Additionally, in his principal appellate brief, the defendant thinly asserts that (1) the court did not hear argument before granting the plaintiff‘s January 15, 2019 motion and, thus, did not provide him with a “full opportunity to be heard,” and (2) the court, during the hearing on his motion to reargue, did not permit him to offer expert testimony on the implications of the court‘s modification of the dissolution judgment. In her appellate brief, the plaintiff argues, inter alia, that the defendant has failed to adequately brief these “ancillary” claims. In his reply brief, the defendant asserts that there are no ” ‘ancillary’ issues” before this court and that “the issue in this appeal is whether the trial court improperly modified its dissolution judgment on a motion to clarify that judgment. [The defendant] was heard on this subject in the trial court and presented testimony in opposition to [the plaintiff‘s] efforts to ‘clarify’ away her own mistake in calling for a deferred compensation agreement.” In light of the foregoing, we conclude that the defendant is not pursuing any additional claims on appeal regarding the court‘s granting of the January 15, 2019 motion without holding a hearing or declining to allow the defendant to offer expert testimony during the hearing on his motion to reargue.
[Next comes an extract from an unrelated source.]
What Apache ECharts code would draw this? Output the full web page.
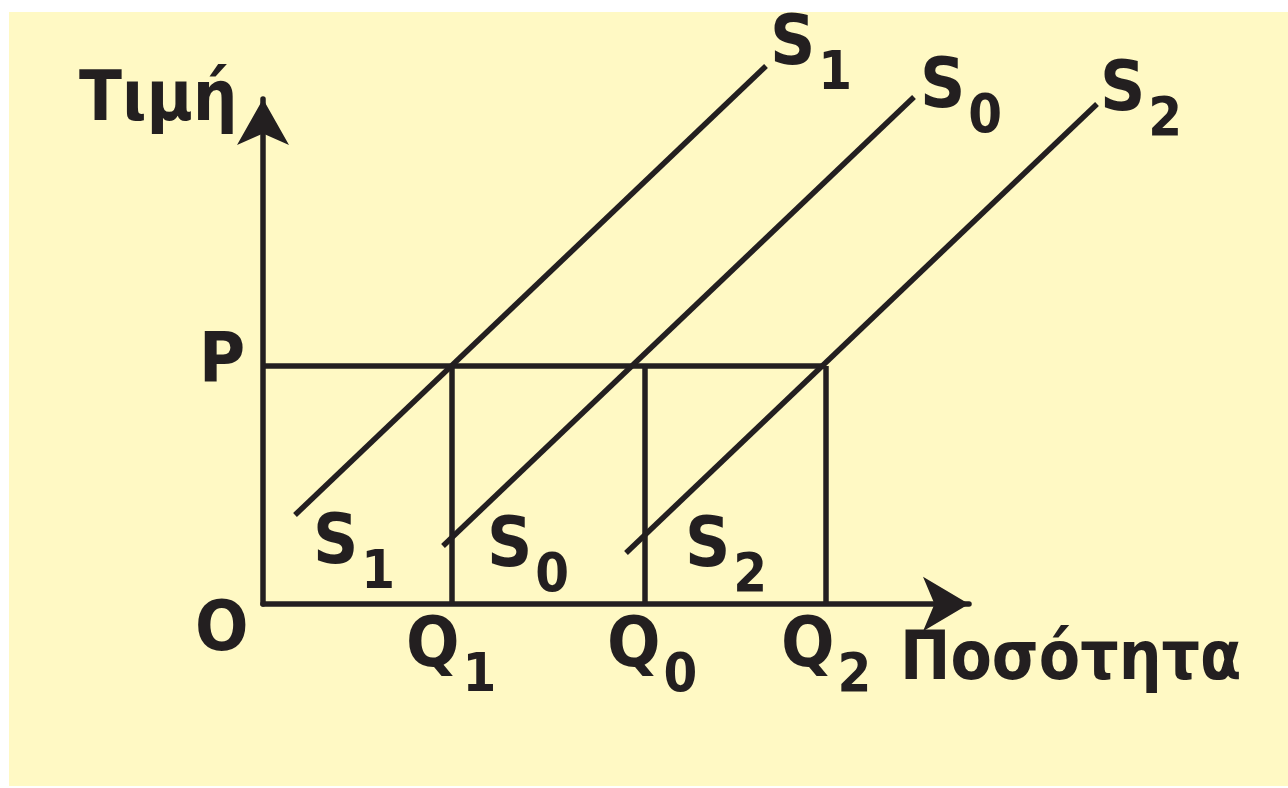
<!DOCTYPE html>
<html><head><meta charset="utf-8">
<script src="https://cdn.jsdelivr.net/npm/echarts@6/dist/echarts.min.js"></script>
<style>html,body{margin:0;padding:0;background:#fff}#c{width:1288px;height:788px}</style>
</head><body><div id="c"></div>
<script>
// Supply curves (arbitrary units; origin at O)
const supplyNames = ['S1', 'S0', 'S2'];
const supplyStartX = [3.2, 18.0, 36.3];
const supplyStartY = [8.9, 5.8, 5.1];
const supplyEndX = [50.3, 65.1, 83.4];
const supplyEndY = [53.8, 50.7, 50.0];
// Price level and quantities
const priceP = 23.8;
const quantityNames = ['Q1', 'Q0', 'Q2'];
const quantityX = [18.9, 38.2, 56.3];
// Text labels
const labelMain = ['Τιμή', 'P', 'O', 'Ποσότητα', 'S', 'S', 'S', 'S', 'S', 'S', 'Q', 'Q', 'Q'];
const labelSub  = ['', '', '', '', '1', '0', '2', '1', '0', '2', '1', '0', '2'];
const labelX    = [-18.4, -6.4, -6.8, 63.7, 50.7, 65.7, 83.7, 5.0, 22.4, 42.2, 14.3, 34.4, 51.8];
const labelY    = [50.2, 24.0, -2.8, -5.8, 55.8, 51.5, 51.2, 5.9, 5.6, 5.6, -4.4, -4.4, -4.4];

const INK = '#231f20';
const FONT = '"DejaVu Sans Condensed", "DejaVu Sans", sans-serif';
const onMarks = { xAxisIndex: 1, yAxisIndex: 1 };

const series = [];
supplyNames.forEach((n, i) => {
  series.push(Object.assign({
    name: n, type: 'line', clip: false, showSymbol: false, silent: true,
    lineStyle: { color: INK, width: 5.5 },
    data: [[supplyStartX[i], supplyStartY[i]], [supplyEndX[i], supplyEndY[i]]]
  }, onMarks));
});
series.push(Object.assign({
  name: 'P', type: 'line', clip: false, showSymbol: false, silent: true,
  lineStyle: { color: INK, width: 5.5 },
  data: [[0, priceP], [Math.max(...quantityX), priceP]]
}, onMarks));
quantityNames.forEach((n, i) => {
  series.push(Object.assign({
    name: n, type: 'line', clip: false, showSymbol: false, silent: true,
    lineStyle: { color: INK, width: 5.5 },
    data: [[quantityX[i], 0], [quantityX[i], priceP]]
  }, onMarks));
});
series.push(Object.assign({
  name: 'labels', type: 'scatter', clip: false, symbolSize: 0, silent: true,
  itemStyle: { opacity: 1 },
  data: labelMain.map((m, i) => ({ value: [labelX[i], labelY[i]], main: m, sub: labelSub[i] })),
  label: {
    show: true, position: 'right', distance: 0, opacity: 1,
    formatter: p => p.data.sub ? `{m|${p.data.main}}{s|${p.data.sub}}` : (p.data.main.length > 4 ? `{w|${p.data.main}}` : `{m|${p.data.main}}`),
    rich: {
      m: { fontSize: 70, fontWeight: 'bold', fontFamily: FONT, color: INK },
      w: { fontSize: 67, fontWeight: 'bold', fontFamily: FONT, color: INK },
      s: { fontSize: 54, fontWeight: 'bold', fontFamily: FONT, color: INK, padding: [58, 0, 0, 3] }
    }
  }
}, onMarks));

const hiddenAxis = { show: false, type: 'value', min: 0 };
const chart = echarts.init(document.getElementById('c'), null, { renderer: 'canvas' });
chart.setOption({
  animation: false,
  backgroundColor: '#ffffff',
  graphic: [{ type: 'rect', z: -10, silent: true, shape: { x: 9, y: 12, width: 1279, height: 774 }, style: { fill: '#fff9c4' } }],
  grid: [
    { left: 263, top: 99, width: 706, height: 505, containLabel: false, outerBoundsMode: 'none' },
    { left: 263, top: 99, width: 900, height: 505, containLabel: false, outerBoundsMode: 'none' }
  ],
  xAxis: [{
    gridIndex: 0, type: 'value', min: 0, max: 70.6,
    axisLine: { show: true, symbol: ['none', 'arrow'], symbolSize: [41, 46], lineStyle: { color: INK, width: 5.5 } },
    axisTick: { show: false }, axisLabel: { show: false }, splitLine: { show: false }
  }, Object.assign({ gridIndex: 1, max: 90 }, hiddenAxis)],
  yAxis: [{
    gridIndex: 0, type: 'value', min: 0, max: 50.5,
    axisLine: { show: true, symbol: ['none', 'arrow'], symbolSize: [39, 46], lineStyle: { color: INK, width: 5.5 } },
    axisTick: { show: false }, axisLabel: { show: false }, splitLine: { show: false }
  }, Object.assign({ gridIndex: 1, max: 50.5 }, hiddenAxis)],
  series: series
});
</script></body></html>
We consider Miller to be distinguishable from the present case. There is no indication that the “motion for clarification” filed in Miller requested that the trial court modify the dissolution judgment; rather, the only relief sought by the plaintiff in Miller was a clarification of the judgment. Thus, as in Von Kohorn v. Von Kohorn, supra, 132 Conn. App. 715–16, the trial court in Miller erred by modifying the dissolution judgment when the plaintiff did not request such relief. In contrast, in the present case, the plaintiff‘s January 15, 2019 motion, in substance, requested that the trial court open and modify the dissolution judgment.